## WHAT YOU HAVE TO DO
Faithfully return all lines, omitting every embedded picture.

==== DATA SECTION

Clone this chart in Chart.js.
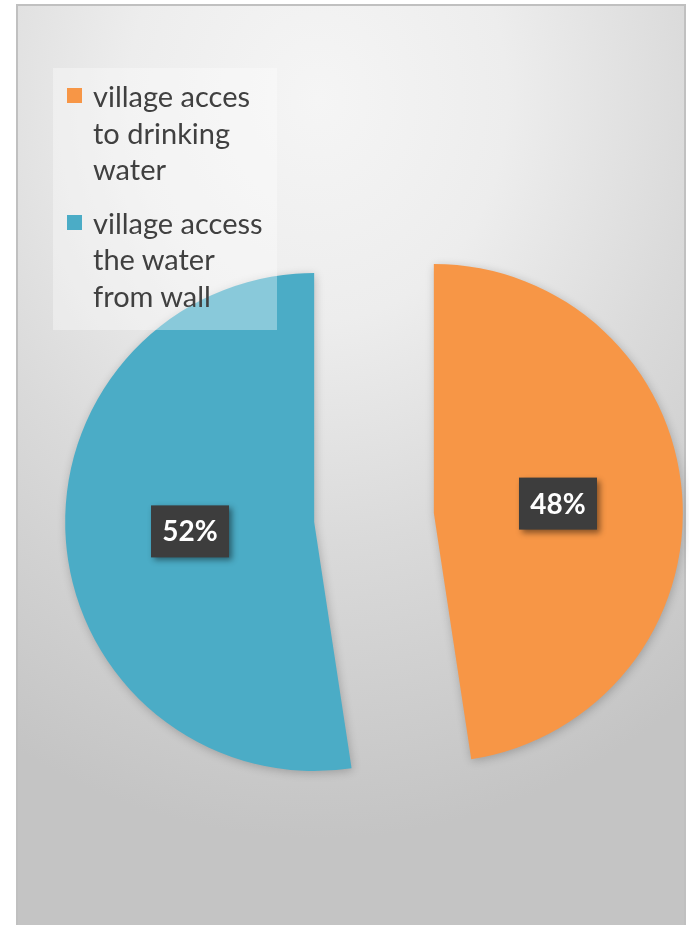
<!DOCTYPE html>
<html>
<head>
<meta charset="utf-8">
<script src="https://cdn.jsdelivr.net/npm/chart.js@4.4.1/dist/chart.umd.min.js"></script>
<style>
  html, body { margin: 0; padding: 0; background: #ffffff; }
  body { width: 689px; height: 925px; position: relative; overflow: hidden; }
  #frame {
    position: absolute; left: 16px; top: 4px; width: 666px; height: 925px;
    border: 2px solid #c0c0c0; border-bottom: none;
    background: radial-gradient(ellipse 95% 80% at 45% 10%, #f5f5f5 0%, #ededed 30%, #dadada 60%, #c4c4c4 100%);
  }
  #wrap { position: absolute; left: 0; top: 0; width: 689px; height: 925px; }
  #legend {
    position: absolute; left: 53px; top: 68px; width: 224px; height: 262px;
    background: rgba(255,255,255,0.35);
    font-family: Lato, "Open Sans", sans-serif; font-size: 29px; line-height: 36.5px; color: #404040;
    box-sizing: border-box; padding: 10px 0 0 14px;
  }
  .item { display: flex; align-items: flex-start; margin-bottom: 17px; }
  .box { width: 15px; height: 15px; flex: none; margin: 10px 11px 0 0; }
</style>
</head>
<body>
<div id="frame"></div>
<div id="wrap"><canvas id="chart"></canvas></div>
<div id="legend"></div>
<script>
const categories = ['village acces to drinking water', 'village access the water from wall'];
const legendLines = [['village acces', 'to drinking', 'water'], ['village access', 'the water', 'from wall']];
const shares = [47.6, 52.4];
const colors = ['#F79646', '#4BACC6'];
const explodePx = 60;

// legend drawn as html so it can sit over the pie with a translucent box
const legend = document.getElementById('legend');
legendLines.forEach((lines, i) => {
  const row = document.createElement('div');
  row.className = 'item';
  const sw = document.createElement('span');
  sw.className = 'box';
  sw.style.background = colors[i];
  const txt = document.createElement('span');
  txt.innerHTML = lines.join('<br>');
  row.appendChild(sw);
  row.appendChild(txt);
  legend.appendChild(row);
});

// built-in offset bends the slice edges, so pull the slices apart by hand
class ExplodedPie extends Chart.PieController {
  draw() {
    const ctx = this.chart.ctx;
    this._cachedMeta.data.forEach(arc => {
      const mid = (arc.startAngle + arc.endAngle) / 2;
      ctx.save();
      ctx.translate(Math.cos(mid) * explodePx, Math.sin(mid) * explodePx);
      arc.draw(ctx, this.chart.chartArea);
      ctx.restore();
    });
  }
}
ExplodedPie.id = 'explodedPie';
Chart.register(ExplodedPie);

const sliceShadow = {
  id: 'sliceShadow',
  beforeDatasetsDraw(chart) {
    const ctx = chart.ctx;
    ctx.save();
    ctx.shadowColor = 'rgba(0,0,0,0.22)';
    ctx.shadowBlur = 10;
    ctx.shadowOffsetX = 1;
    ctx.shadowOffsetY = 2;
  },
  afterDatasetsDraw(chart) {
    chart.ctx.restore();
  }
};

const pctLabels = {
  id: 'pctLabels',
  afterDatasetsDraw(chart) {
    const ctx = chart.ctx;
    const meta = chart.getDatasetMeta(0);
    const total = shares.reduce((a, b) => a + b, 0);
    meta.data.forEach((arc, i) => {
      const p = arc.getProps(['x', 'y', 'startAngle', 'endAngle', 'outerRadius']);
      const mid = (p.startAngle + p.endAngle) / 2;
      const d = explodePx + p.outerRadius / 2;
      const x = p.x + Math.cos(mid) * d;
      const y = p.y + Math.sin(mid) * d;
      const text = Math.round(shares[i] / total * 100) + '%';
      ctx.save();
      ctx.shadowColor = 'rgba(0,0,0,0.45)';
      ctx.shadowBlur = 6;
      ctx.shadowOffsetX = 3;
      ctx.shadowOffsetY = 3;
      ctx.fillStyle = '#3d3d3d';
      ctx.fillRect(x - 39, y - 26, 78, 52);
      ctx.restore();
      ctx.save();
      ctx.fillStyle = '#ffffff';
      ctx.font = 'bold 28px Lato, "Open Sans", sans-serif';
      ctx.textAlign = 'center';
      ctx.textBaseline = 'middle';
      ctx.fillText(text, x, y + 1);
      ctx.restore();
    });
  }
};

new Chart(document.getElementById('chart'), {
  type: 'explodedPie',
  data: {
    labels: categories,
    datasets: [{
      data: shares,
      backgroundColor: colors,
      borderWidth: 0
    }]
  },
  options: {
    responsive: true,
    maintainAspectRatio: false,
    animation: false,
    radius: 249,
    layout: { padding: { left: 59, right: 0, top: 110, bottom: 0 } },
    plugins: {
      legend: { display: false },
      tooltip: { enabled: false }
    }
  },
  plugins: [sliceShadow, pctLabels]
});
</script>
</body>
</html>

========

## RESULT OF THIS TASK
Clone this chart in Chart.js.
<!DOCTYPE html>
<html>
<head>
<meta charset="utf-8">
<script src="https://cdn.jsdelivr.net/npm/chart.js@4.4.1/dist/chart.umd.min.js"></script>
<style>
  html, body { margin: 0; padding: 0; background: #ffffff; }
  body { width: 689px; height: 925px; position: relative; overflow: hidden; }
  #frame {
    position: absolute; left: 16px; top: 4px; width: 666px; height: 925px;
    border: 2px solid #c0c0c0; border-bottom: none;
    background: radial-gradient(ellipse 95% 80% at 45% 10%, #f5f5f5 0%, #ededed 30%, #dadada 60%, #c4c4c4 100%);
  }
  #wrap { position: absolute; left: 0; top: 0; width: 689px; height: 925px; }
  #legend {
    position: absolute; left: 53px; top: 68px; width: 224px; height: 262px;
    background: rgba(255,255,255,0.35);
    font-family: Lato, "Open Sans", sans-serif; font-size: 29px; line-height: 36.5px; color: #404040;
    box-sizing: border-box; padding: 10px 0 0 14px;
  }
  .item { display: flex; align-items: flex-start; margin-bottom: 17px; }
  .box { width: 15px; height: 15px; flex: none; margin: 10px 11px 0 0; }
</style>
</head>
<body>
<div id="frame"></div>
<div id="wrap"><canvas id="chart"></canvas></div>
<div id="legend"></div>
<script>
const categories = ['village acces to drinking water', 'village access the water from wall'];
const legendLines = [['village acces', 'to drinking', 'water'], ['village access', 'the water', 'from wall']];
const shares = [47.6, 52.4];
const colors = ['#F79646', '#4BACC6'];
const explodePx = 60;

// legend drawn as html so it can sit over the pie with a translucent box
const legend = document.getElementById('legend');
legendLines.forEach((lines, i) => {
  const row = document.createElement('div');
  row.className = 'item';
  const sw = document.createElement('span');
  sw.className = 'box';
  sw.style.background = colors[i];
  const txt = document.createElement('span');
  txt.innerHTML = lines.join('<br>');
  row.appendChild(sw);
  row.appendChild(txt);
  legend.appendChild(row);
});

// built-in offset bends the slice edges, so pull the slices apart by hand
class ExplodedPie extends Chart.PieController {
  draw() {
    const ctx = this.chart.ctx;
    this._cachedMeta.data.forEach(arc => {
      const mid = (arc.startAngle + arc.endAngle) / 2;
      ctx.save();
      ctx.translate(Math.cos(mid) * explodePx, Math.sin(mid) * explodePx);
      arc.draw(ctx, this.chart.chartArea);
      ctx.restore();
    });
  }
}
ExplodedPie.id = 'explodedPie';
Chart.register(ExplodedPie);

const sliceShadow = {
  id: 'sliceShadow',
  beforeDatasetsDraw(chart) {
    const ctx = chart.ctx;
    ctx.save();
    ctx.shadowColor = 'rgba(0,0,0,0.22)';
    ctx.shadowBlur = 10;
    ctx.shadowOffsetX = 1;
    ctx.shadowOffsetY = 2;
  },
  afterDatasetsDraw(chart) {
    chart.ctx.restore();
  }
};

const pctLabels = {
  id: 'pctLabels',
  afterDatasetsDraw(chart) {
    const ctx = chart.ctx;
    const meta = chart.getDatasetMeta(0);
    const total = shares.reduce((a, b) => a + b, 0);
    meta.data.forEach((arc, i) => {
      const p = arc.getProps(['x', 'y', 'startAngle', 'endAngle', 'outerRadius']);
      const mid = (p.startAngle + p.endAngle) / 2;
      const d = explodePx + p.outerRadius / 2;
      const x = p.x + Math.cos(mid) * d;
      const y = p.y + Math.sin(mid) * d;
      const text = Math.round(shares[i] / total * 100) + '%';
      ctx.save();
      ctx.shadowColor = 'rgba(0,0,0,0.45)';
      ctx.shadowBlur = 6;
      ctx.shadowOffsetX = 3;
      ctx.shadowOffsetY = 3;
      ctx.fillStyle = '#3d3d3d';
      ctx.fillRect(x - 39, y - 26, 78, 52);
      ctx.restore();
      ctx.save();
      ctx.fillStyle = '#ffffff';
      ctx.font = 'bold 28px Lato, "Open Sans", sans-serif';
      ctx.textAlign = 'center';
      ctx.textBaseline = 'middle';
      ctx.fillText(text, x, y + 1);
      ctx.restore();
    });
  }
};

new Chart(document.getElementById('chart'), {
  type: 'explodedPie',
  data: {
    labels: categories,
    datasets: [{
      data: shares,
      backgroundColor: colors,
      borderWidth: 0
    }]
  },
  options: {
    responsive: true,
    maintainAspectRatio: false,
    animation: false,
    radius: 249,
    layout: { padding: { left: 59, right: 0, top: 110, bottom: 0 } },
    plugins: {
      legend: { display: false },
      tooltip: { enabled: false }
    }
  },
  plugins: [sliceShadow, pctLabels]
});
</script>
</body>
</html>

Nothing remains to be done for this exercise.